EXERCISE DIRECTIONS
Read the listing and extract each line that includes the word "matplotlib".

>>>

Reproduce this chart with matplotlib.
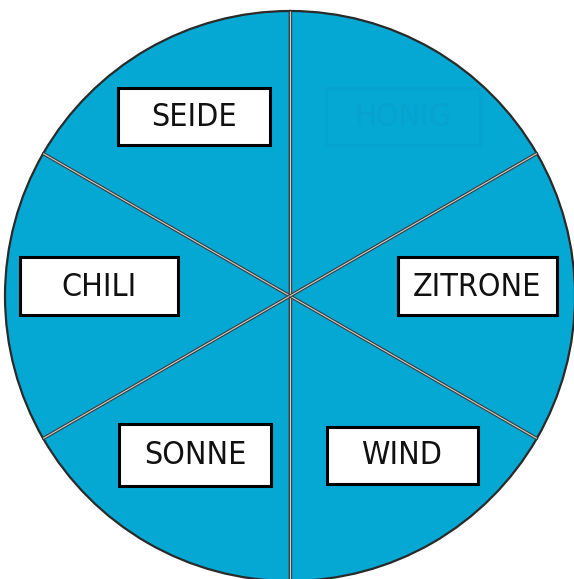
import matplotlib
matplotlib.use('Agg')
import numpy as np
import matplotlib.pyplot as plt
from matplotlib.patches import Rectangle

plt.rcParams['font.family'] = ['Liberation Sans Narrow', 'DejaVu Sans']

# six equal slices
labels = ['SEIDE', 'HONIG', 'ZITRONE', 'WIND', 'SONNE', 'CHILI']
values = [1, 1, 1, 1, 1, 1]

# label box centres and sizes (pixels)
box_x = [194, 403, 477, 402, 195, 99]
box_y = [116, 116, 286, 455, 455, 286]
box_w = [152, 154, 159, 151, 152, 158]
box_h = [57, 57, 58, 57, 62, 58]
hidden = [False, True, False, False, False, False]

blue = '#04a8d3'
cx, cy, r = 290, 296, 285

fig = plt.figure(figsize=(5.74, 5.79), dpi=100)
ax = fig.add_axes([0, 0, 1, 1])

ax.pie(values, center=(cx, cy), radius=r, startangle=90,
       colors=[blue] * 6,
       wedgeprops=dict(edgecolor='#2a2a2a', linewidth=1.6))
ax.set_xlim(0, 574)
ax.set_ylim(579, 0)
ax.set_aspect('equal')
ax.axis('off')

# spokes: dark outline with a pale centre, like the original
angles = 90 + 360 * np.cumsum([0] + values[:-1]) / sum(values)
for a in np.radians(angles):
    xs = [cx, cx + r * np.cos(a)]
    ys = [cy, cy - r * np.sin(a)]
    ax.plot(xs, ys, color='#3c3c3c', lw=2.4, solid_capstyle='butt', zorder=3)
    ax.plot(xs, ys, color='#cfcfcf', lw=0.8, solid_capstyle='butt', zorder=3)

for lab, x, y, w, h, hid in zip(labels, box_x, box_y, box_w, box_h, hidden):
    if hid:
        fc, ec, tc = blue, '#07a3cf', '#07a2ce'
    else:
        fc, ec, tc = 'white', 'black', '#111111'
    ax.add_patch(Rectangle((x - w / 2, y - h / 2), w, h, facecolor=fc,
                           edgecolor=ec, linewidth=2.2, zorder=5))
    ax.text(x, y + 1, lab, ha='center', va='center', fontsize=23,
            fontstretch='condensed', color=tc, zorder=6)

fig.savefig('out.png', dpi=100)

<<<

SOLUTION TO THIS EXERCISE
Reproduce this chart with matplotlib.
import matplotlib
matplotlib.use('Agg')
import matplotlib.pyplot as plt
from matplotlib.patches import Rectangle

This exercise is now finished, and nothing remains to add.